Challenge
Take every line from the first down to the line with "txt = '#595959'" and set it down exactly, without the pictures.

Task inputs
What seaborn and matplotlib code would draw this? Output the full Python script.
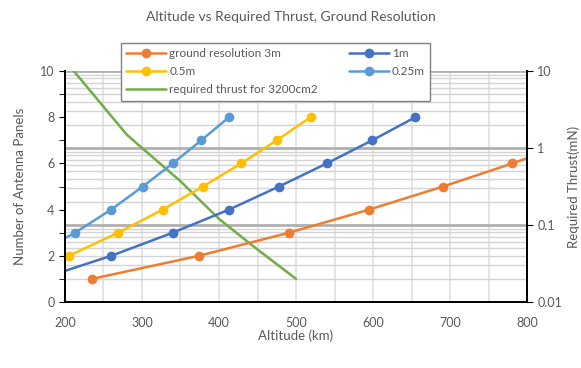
import matplotlib
matplotlib.use('Agg')
import matplotlib.pyplot as plt
import matplotlib.ticker as mticker
import seaborn as sns
import pandas as pd

# ---- data ----
alt_3m = [235, 374, 491, 595, 691, 781, 866]
panels_3m = [1, 2, 3, 4, 5, 6, 7]
alt_1m = [168, 260, 340, 413, 478, 540, 599, 655]
panels_1m = [1, 2, 3, 4, 5, 6, 7, 8]
alt_05m = [133, 205, 269, 327, 379, 429, 475, 519]
panels_05m = [1, 2, 3, 4, 5, 6, 7, 8]
alt_025m = [158, 213, 260, 301, 340, 377, 413]
panels_025m = [2, 3, 4, 5, 6, 7, 8]
thrust_alt = [200, 280, 300, 350, 400, 450, 500]
thrust_mN = [13.7, 1.5, 1.0, 0.37, 0.12, 0.048, 0.02]

series = [
    ("ground resolution 3m", alt_3m, panels_3m, "#ED7D31"),
    ("1m", alt_1m, panels_1m, "#4472C4"),
    ("0.5m", alt_05m, panels_05m, "#FFC000"),
    ("0.25m", alt_025m, panels_025m, "#5B9BD5"),
]

sns.set_style("white")
plt.rcParams['font.family'] = ['Lato', 'DejaVu Sans']
txt = '#595959'

fig = plt.figure(figsize=(5.81, 3.68), dpi=100)
# ax holds the log thrust scale (drawn first so its grid sits underneath)
ax = fig.add_axes([65/581, 1 - 302/368, 462/581, 231/368])
ax2 = ax.twinx()

df_t = pd.DataFrame({"alt": thrust_alt, "thrust": thrust_mN})
sns.lineplot(data=df_t, x="alt", y="thrust", ax=ax, color="#70AD47",
             linewidth=1.8, label="required thrust for 3200cm2", legend=False)
ax.set_yscale('log')
ax.set_ylim(0.01, 10)
ax.set_xlim(200, 800)
ax.yaxis.tick_right()
ax.yaxis.set_label_position('right')
ax.set_ylabel("Required Thrust(mN)", color=txt, fontsize=9.5, labelpad=4)
ax.set_xlabel("Altitude (km)", color=txt, fontsize=9.5, labelpad=0)
ax.yaxis.set_major_formatter(mticker.FuncFormatter(lambda v, p: f"{v:g}"))
ax.yaxis.set_minor_locator(mticker.LogLocator(base=10, subs=range(2, 10)))
ax.yaxis.set_minor_formatter(mticker.NullFormatter())
ax.xaxis.set_major_locator(mticker.MultipleLocator(100))
ax.xaxis.set_minor_locator(mticker.MultipleLocator(50))
ax.grid(which='major', axis='y', color='#b0b0b0', linewidth=2.0)
ax.grid(which='minor', axis='y', color='#d4d4d4', linewidth=1.0)
ax.grid(which='both', axis='x', color='#e3e3e3', linewidth=1.3)
ax.set_axisbelow(True)
ax.tick_params(axis='y', which='major', direction='out', length=4, color='black',
               labelcolor=txt, labelsize=9, right=True, left=False)
ax.tick_params(axis='y', which='minor', length=0)
ax.tick_params(axis='x', which='both', length=0, labelcolor=txt, labelsize=9, pad=11)

for name, xs, ys, col in series:
    d = pd.DataFrame({"alt": xs, "panels": ys})
    sns.lineplot(data=d, x="alt", y="panels", ax=ax2, color=col, linewidth=1.8,
                 marker='o', markersize=7, markeredgewidth=0, label=name, legend=False)
ax2.set_ylim(0, 10)
ax2.set_xlim(200, 800)
ax2.yaxis.tick_left()
ax2.yaxis.set_label_position('left')
ax2.set_ylabel("Number of Antenna Panels", color=txt, fontsize=9.5, labelpad=10)
ax2.set_xlabel("")
ax2.yaxis.set_major_locator(mticker.MultipleLocator(2))
ax2.yaxis.set_minor_locator(mticker.MultipleLocator(1))
ax2.tick_params(axis='y', which='both', direction='out', color='black', left=True, right=False)
ax2.tick_params(axis='y', which='major', length=4, labelcolor=txt, labelsize=9)
ax2.tick_params(axis='y', which='minor', length=4)
ax2.grid(False)

for a in (ax, ax2):
    a.spines['top'].set_visible(False)
    for s in ('left', 'right', 'bottom'):
        a.spines[s].set_color('black')
        a.spines[s].set_linewidth(1.3)

fig.suptitle("Altitude vs Required Thrust, Ground Resolution", x=0.5, y=0.97,
             color=txt, fontsize=10)

h2, l2 = ax2.get_legend_handles_labels()
h1, l1 = ax.get_legend_handles_labels()
order_h = [h2[0], h2[2], h1[0], h2[1], h2[3]]
order_l = [l2[0], l2[2], l1[0], l2[1], l2[3]]
leg = fig.legend(order_h, order_l, ncol=2, loc='upper left',
                 bbox_to_anchor=(121/581, 1 - 43/368), fontsize=8.5,
                 frameon=True, fancybox=False, framealpha=1, edgecolor='#808080',
                 handlelength=3.4, handletextpad=0.25, columnspacing=2.6,
                 labelspacing=0.6, borderpad=0.45, borderaxespad=0, labelcolor=txt)
leg.get_frame().set_linewidth(1.0)
leg.set_zorder(10)

fig.savefig("out.png", dpi=100)
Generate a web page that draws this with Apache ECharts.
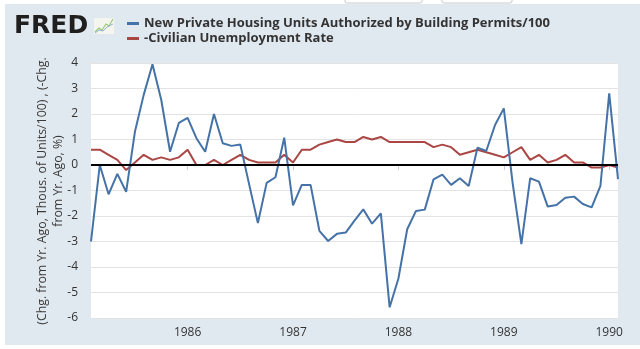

Full solution
What seaborn and matplotlib code would draw this? Output the full Python script.
import matplotlib
matplotlib.use('Agg')
import matplotlib.pyplot as plt
import matplotlib.ticker as mticker
import seaborn as sns
import pandas as pd

# ---- data ----
alt_3m = [235, 374, 491, 595, 691, 781, 866]
panels_3m = [1, 2, 3, 4, 5, 6, 7]
alt_1m = [168, 260, 340, 413, 478, 540, 599, 655]
panels_1m = [1, 2, 3, 4, 5, 6, 7, 8]
alt_05m = [133, 205, 269, 327, 379, 429, 475, 519]
panels_05m = [1, 2, 3, 4, 5, 6, 7, 8]
alt_025m = [158, 213, 260, 301, 340, 377, 413]
panels_025m = [2, 3, 4, 5, 6, 7, 8]
thrust_alt = [200, 280, 300, 350, 400, 450, 500]
thrust_mN = [13.7, 1.5, 1.0, 0.37, 0.12, 0.048, 0.02]

series = [
    ("ground resolution 3m", alt_3m, panels_3m, "#ED7D31"),
    ("1m", alt_1m, panels_1m, "#4472C4"),
    ("0.5m", alt_05m, panels_05m, "#FFC000"),
    ("0.25m", alt_025m, panels_025m, "#5B9BD5"),
]

sns.set_style("white")
plt.rcParams['font.family'] = ['Lato', 'DejaVu Sans']
txt = '#595959'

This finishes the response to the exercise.